======== Material ========

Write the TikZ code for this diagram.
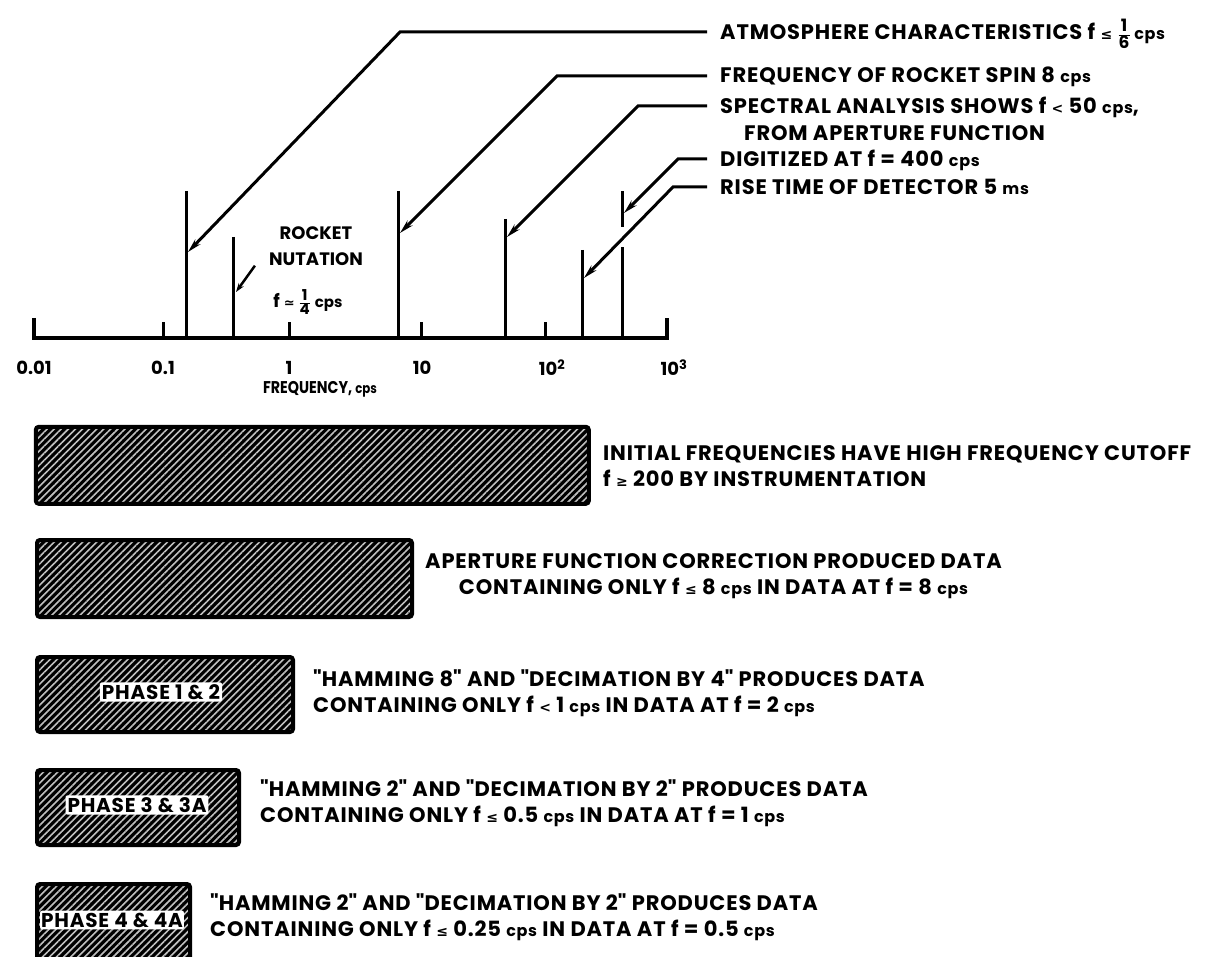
\documentclass[tikz,border=0pt]{standalone}
\usepackage{fontspec}
\setmainfont{Poppins}[LetterSpace=4]
\newfontfamily\plainf{Poppins}
\newfontfamily\condf{Poppins}[FakeStretch=0.84]
\newfontfamily\symf{DejaVu Sans}
\usetikzlibrary{patterns.meta,arrows.meta}
\newcommand\unitcps{{\fontsize{16}{16}\selectfont cps}}
\newcommand\unitms{{\fontsize{16}{16}\selectfont ms}}
\newcommand\lesym{{\symf\fontsize{14}{14}\selectfont ≤}}
\newcommand\gesym{{\symf\fontsize{14}{14}\selectfont ≥}}
\newcommand\ltsym{{\symf\fontsize{14}{14}\selectfont <}}
\newcommand\apsym{{\symf\fontsize{13}{13}\selectfont ≃}}
\newcommand\qq{\textquotedbl}
\newcommand\myfrac[3]{\ensuremath{\frac{\mbox{\bfseries\fontsize{#3}{#3}\selectfont #1}}{\mbox{\bfseries\fontsize{#3}{#3}\selectfont #2}}}}
\begin{document}
\begin{tikzpicture}[x=1pt,y=-1pt,
  lbl/.style={font=\bfseries\fontsize{21}{26}\selectfont, inner sep=0pt},
  sml/.style={font=\plainf\bfseries\fontsize{18}{26}\selectfont, inner sep=0pt},
  spike/.style={line width=3pt},
  leader/.style={line width=3pt, line join=miter, -{Stealth[length=14pt,width=7pt]}},
  bar/.style={draw, line width=4pt, rounded corners=3pt, inner sep=0pt,
    preaction={fill=black}, pattern={Lines[angle=45,distance=5pt,line width=1.6pt]},
    pattern color=white!75!black, anchor=north west},
  phase/.style={fill=white, inner sep=2pt, rounded corners=2pt, font=\bfseries\fontsize{20}{20}\selectfont}]
\useasboundingbox (0,0) rectangle (1211,957);
\clip (0,0) rectangle (1211,957);

% axis
\coordinate (a0) at (34,338);
\coordinate (a1) at (667,338);
\draw[line width=3.5pt, line join=miter] (34,318) -- (a0) -- (a1) -- (667,318);
\foreach \x in {163,289,421,545} \draw[line width=3pt] (\x,338) -- (\x,322);

% spikes
\coordinate (s1) at (186,191);
\coordinate (s2) at (233,237);
\coordinate (s3) at (398,191);
\coordinate (s4) at (505,219);
\coordinate (s5) at (582,250);
\coordinate (s6) at (622,191);
\foreach \s in {s1,s2,s3,s4,s5} \draw[spike] (\s) -- (\s |- a0);
\draw[spike] (s6 |- a0) -- (622,247);
\draw[spike] (622,227) -- (s6);

% axis labels
\node[sml] (l0) at (34,368) {0.01};
\node[sml] (l1) at (163,368) {0.1};
\node[sml] (l2) at (289,368) {1};
\node[sml] (l3) at (422,368) {10};
\node[sml] (l4) at (552,368) {10$^{\mbox{\plainf\bfseries\fontsize{13}{13}\selectfont 2}}$};
\node[sml] (l5) at (674,368) {10$^{\mbox{\plainf\bfseries\fontsize{13}{13}\selectfont 3}}$};
\node[sml, font=\condf\bfseries\fontsize{17}{17}\selectfont] (fq) at (320,389) {FREQUENCY, {\fontsize{14}{14}\selectfont cps}};

% nutation
\node[sml, align=center] (nut) at (316,246) {ROCKET\\NUTATION};
\node[sml] (nutf) at (308,302) {f \apsym\ \myfrac{1}{4}{15} {\fontsize{15}{15}\selectfont cps}};
\coordinate (t2) at (236,292);
\draw[line width=2.5pt, -{Stealth[length=9pt,width=6pt]}] ([xshift=-14pt]nut.south west) -- (t2);

% top labels
\node[lbl, anchor=base west] (atm) at (720,40) {ATMOSPHERE CHARACTERISTICS f \lesym\ \myfrac{1}{6}{17}\,\unitcps};
\node[lbl, anchor=base west] (spin) at (720,83) {FREQUENCY OF ROCKET SPIN 8 \unitcps};
\node[lbl, anchor=base west] (spec) at (720,114) {SPECTRAL ANALYSIS SHOWS f \ltsym\ 50 \unitcps,};
\node[lbl, anchor=base west] (spec2) at (744,141) {FROM APERTURE FUNCTION};
\node[lbl, anchor=base west] (dig) at (720,167) {DIGITIZED AT f = 400 \unitcps};
\node[lbl, anchor=base west] (rise) at (720,195) {RISE TIME OF DETECTOR 5 \unitms};

\coordinate (c1) at (400,32);  \coordinate (t1) at (188,252);
\coordinate (c3) at (557,76);  \coordinate (t3) at (400,233);
\coordinate (c4) at (638,106); \coordinate (t4) at (507,237);
\coordinate (c6) at (678,159); \coordinate (t6) at (624,213);
\coordinate (c5) at (673,187); \coordinate (t5) at (584,278);
\draw[leader] ([xshift=-13pt,yshift=8pt]atm.base west) -- (c1) -- (t1);
\draw[leader] ([xshift=-13pt,yshift=7pt]spin.base west) -- (c3) -- (t3);
\draw[leader] ([xshift=-13pt,yshift=8pt]spec.base west) -- (c4) -- (t4);
\draw[leader] ([xshift=-13pt,yshift=8pt]dig.base west) -- (c6) -- (t6);
\draw[leader] ([xshift=-13pt,yshift=8pt]rise.base west) -- (c5) -- (t5);

% bars
\node[bar, minimum width=553pt, minimum height=77pt] (b1) at (35,426) {};
\node[bar, minimum width=375pt, minimum height=77pt] (b2) at (35,538) {};
\node[bar, minimum width=256pt, minimum height=75pt] (b3) at (35,655) {};
\node[bar, minimum width=202pt, minimum height=75pt] (b4) at (35,768) {};
\node[bar, minimum width=153pt, minimum height=100pt] (b5) at (35,882) {};

\node[phase] (p1) at (161,692) {PHASE 1 \& 2};
\node[phase] (p2) at (137,805) {PHASE 3 \& 3A};
\node[phase, inner xsep=1pt] (p3) at (112,920) {PHASE 4 \& 4A};

\node[lbl, anchor=west, align=left] (d1) at (603,466) {INITIAL FREQUENCIES HAVE HIGH FREQUENCY CUTOFF\\f \gesym\ 200 BY INSTRUMENTATION};
\node[lbl, anchor=west, align=center] (d2) at (425,576) {APERTURE FUNCTION CORRECTION PRODUCED DATA\\CONTAINING ONLY f \lesym\ 8 \unitcps\ IN DATA AT f = 8 \unitcps};
\node[lbl, anchor=west, align=left] (d3) at (313,693) {\qq HAMMING 8\qq\ AND \qq DECIMATION BY 4\qq\ PRODUCES DATA\\CONTAINING ONLY f \ltsym\ 1 \unitcps\ IN DATA AT f = 2 \unitcps};
\node[lbl, anchor=west, align=left] (d4) at (260,803) {\qq HAMMING 2\qq\ AND \qq DECIMATION BY 2\qq\ PRODUCES DATA\\CONTAINING ONLY f \lesym\ 0.5 \unitcps\ IN DATA AT f = 1 \unitcps};
\node[lbl, anchor=west, align=left] (d5) at (210,917) {\qq HAMMING 2\qq\ AND \qq DECIMATION BY 2\qq\ PRODUCES DATA\\CONTAINING ONLY f \lesym\ 0.25 \unitcps\ IN DATA AT f = 0.5 \unitcps};
\end{tikzpicture}
\end{document}
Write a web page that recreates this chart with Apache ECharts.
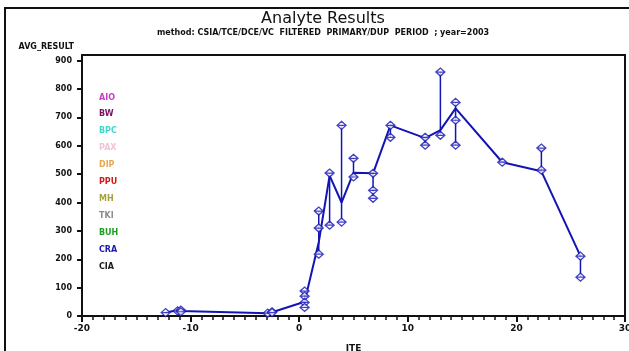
<!DOCTYPE html>
<html>
<head>
<meta charset="utf-8">
<script src="https://cdn.jsdelivr.net/npm/echarts@6/dist/echarts.min.js"></script>
<style>html,body{margin:0;padding:0;background:#fff;}#c{width:629px;height:351px;}</style>
</head>
<body>
<div id="c"></div>
<script>
// ---- data ----
const sites = ['AIO','BW','BPC','PAX','DIP','PPU','MH','TKI','BUH','CRA','CIA'];
const dataSite = 'CRA';
const sampleX = [-12.3,-11.2,-10.9,-10.9,-2.9,-2.5,-2.5,0.5,0.5,0.5,0.5,1.8,1.8,1.8,2.8,2.8,3.9,3.9,5.0,5.0,6.8,6.8,6.8,8.4,8.4,11.6,11.6,13.0,13.0,14.4,14.4,14.4,18.7,22.3,22.3,25.9,25.9];
const sampleY = [12,18,21,15,10,15,12,88,70,48,30,370,310,218,504,320,672,331,556,490,503,443,415,672,630,630,602,860,637,753,690,602,542,592,514,211,137];
const trendX = [-12.3,-11.2,-10.9,-2.9,-2.5,0.5,1.8,2.8,3.9,5.0,6.8,8.4,11.6,13.0,14.4,18.7,22.3,25.9];
const trendY = [12,20,18,10,13,50,260,495,400,505,503,672,627,655,732,542,510,211];
const xTicks = [-20,-10,0,10,20,30];
const yTicks = [0,100,200,300,400,500,600,700,800,900];

// ---- styles ----
const siteColors = ['#c83cc8','#7a1462','#3cd8d0','#f0c4d8','#e8a84a','#d01a1a','#a8a040','#8c8c8c','#1e9e1e','#1a1ab0','#1a1a1a'];
const blue = '#1414b4';

// range (min/max) per sample x, derived from samples
const groups = {};
sampleX.forEach((x, i) => {
  const k = String(x);
  if (!groups[k]) groups[k] = [x, sampleY[i], sampleY[i]];
  groups[k][1] = Math.min(groups[k][1], sampleY[i]);
  groups[k][2] = Math.max(groups[k][2], sampleY[i]);
});
const ranges = Object.values(groups).filter(g => g[2] > g[1]);

const chart = echarts.init(document.getElementById('c'), null, {renderer: 'canvas'});
const series = [];
sites.forEach((s, i) => {
  if (s !== dataSite) {
    series.push({name: s, type: 'line', data: [], itemStyle: {color: siteColors[i]}});
  }
});
series.push({
  name: dataSite, type: 'custom', z: 2,
  data: ranges,
  renderItem: function (params, api) {
    const p1 = api.coord([api.value(0), api.value(1)]);
    const p2 = api.coord([api.value(0), api.value(2)]);
    return {type: 'line', shape: {x1: p1[0], y1: p1[1], x2: p2[0], y2: p2[1]},
      style: {stroke: blue, lineWidth: 1.5}};
  }
});
series.push({
  name: dataSite, type: 'line', z: 3,
  data: trendX.map((x, i) => [x, trendY[i]]),
  symbol: 'none', lineStyle: {color: blue, width: 2}, itemStyle: {color: blue}
});
series.push({
  name: dataSite, type: 'scatter', z: 4,
  data: sampleX.map((x, i) => [x, sampleY[i]]),
  symbol: 'path://M0,5 L5,0 L10,5 L5,10 Z M0,5 L10,5',
  symbolSize: [9, 8],
  itemStyle: {color: '#ffffff', borderColor: blue, borderWidth: 1.3}
});

chart.setOption({
  animation: false,
  backgroundColor: '#ffffff',
  textStyle: {fontFamily: 'DejaVu Sans'},
  title: {
    text: 'Analyte Results',
    subtext: 'method: CSIA/TCE/DCE/VC  FILTERED  PRIMARY/DUP  PERIOD  ; year=2003',
    left: 318, top: 6, textAlign: 'center', itemGap: 2,
    textStyle: {fontSize: 16, fontWeight: 'normal', color: '#111', fontFamily: 'DejaVu Sans'},
    subtextStyle: {fontSize: 8, fontWeight: 'bold', color: '#111', fontFamily: 'DejaVu Sans'}
  },
  legend: {
    orient: 'vertical', left: 94, top: 88, itemGap: 8.4, itemWidth: 0, itemHeight: 9,
    icon: 'none', selectedMode: false,
    data: sites.map((s, i) => ({name: s, textStyle: {color: siteColors[i]}})),
    textStyle: {fontSize: 8, fontWeight: 'bold', fontFamily: 'DejaVu Sans', padding: [0,0,0,-5]}
  },
  graphic: [{
    type: 'rect', shape: {x: 5, y: 8, width: 700, height: 400},
    style: {fill: 'none', stroke: '#111', lineWidth: 2}, silent: true, z: 0
  }],
  grid: {left: 82, right: 4, top: 55, bottom: 35, outerBoundsMode: 'none', containLabel: false,
    show: true, borderColor: '#111', borderWidth: 2, backgroundColor: 'transparent'},
  xAxis: {
    type: 'value', min: xTicks[0], max: xTicks[xTicks.length - 1], interval: 10,
    name: 'ITE', nameLocation: 'middle', nameGap: 28,
    nameTextStyle: {fontSize: 9, fontWeight: 'bold', color: '#111'},
    axisLine: {onZero: false, lineStyle: {color: '#111', width: 2}},
    axisTick: {length: 6, lineStyle: {color: '#111', width: 2}},
    minorTick: {show: true, splitNumber: 10, length: 4, lineStyle: {color: '#111', width: 1.5}},
    axisLabel: {margin: 8, fontSize: 9, fontWeight: 'bold', color: '#111'},
    splitLine: {show: false}
  },
  yAxis: {
    type: 'value', min: 0, max: 920, interval: 100,
    name: 'AVG_RESULT', nameLocation: 'end', nameGap: 4,
    nameTextStyle: {fontSize: 8, fontWeight: 'bold', color: '#111', align: 'right', padding: [0, 8, 0, 0]},
    axisLine: {onZero: false, lineStyle: {color: '#111', width: 2}},
    axisTick: {length: 5, lineStyle: {color: '#111', width: 2}},
    axisLabel: {margin: 10, fontSize: 8, fontWeight: 'bold', color: '#111', showMaxLabel: false,
      formatter: v => (yTicks.indexOf(v) >= 0 ? String(v) : '')},
    splitLine: {show: false}
  },
  series: series
});
</script>
</body>
</html>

========

■ Instructions to follow: Give back the exact lines above, running from the one that has "Write a web" through the one that has "const blue = '#1414b4';", with nothing added and no pictures.

■ Worked solution:
Write a web page that recreates this chart with Apache ECharts.
<!DOCTYPE html>
<html>
<head>
<meta charset="utf-8">
<script src="https://cdn.jsdelivr.net/npm/echarts@6/dist/echarts.min.js"></script>
<style>html,body{margin:0;padding:0;background:#fff;}#c{width:629px;height:351px;}</style>
</head>
<body>
<div id="c"></div>
<script>
// ---- data ----
const sites = ['AIO','BW','BPC','PAX','DIP','PPU','MH','TKI','BUH','CRA','CIA'];
const dataSite = 'CRA';
const sampleX = [-12.3,-11.2,-10.9,-10.9,-2.9,-2.5,-2.5,0.5,0.5,0.5,0.5,1.8,1.8,1.8,2.8,2.8,3.9,3.9,5.0,5.0,6.8,6.8,6.8,8.4,8.4,11.6,11.6,13.0,13.0,14.4,14.4,14.4,18.7,22.3,22.3,25.9,25.9];
const sampleY = [12,18,21,15,10,15,12,88,70,48,30,370,310,218,504,320,672,331,556,490,503,443,415,672,630,630,602,860,637,753,690,602,542,592,514,211,137];
const trendX = [-12.3,-11.2,-10.9,-2.9,-2.5,0.5,1.8,2.8,3.9,5.0,6.8,8.4,11.6,13.0,14.4,18.7,22.3,25.9];
const trendY = [12,20,18,10,13,50,260,495,400,505,503,672,627,655,732,542,510,211];
const xTicks = [-20,-10,0,10,20,30];
const yTicks = [0,100,200,300,400,500,600,700,800,900];

// ---- styles ----
const siteColors = ['#c83cc8','#7a1462','#3cd8d0','#f0c4d8','#e8a84a','#d01a1a','#a8a040','#8c8c8c','#1e9e1e','#1a1ab0','#1a1a1a'];
const blue = '#1414b4';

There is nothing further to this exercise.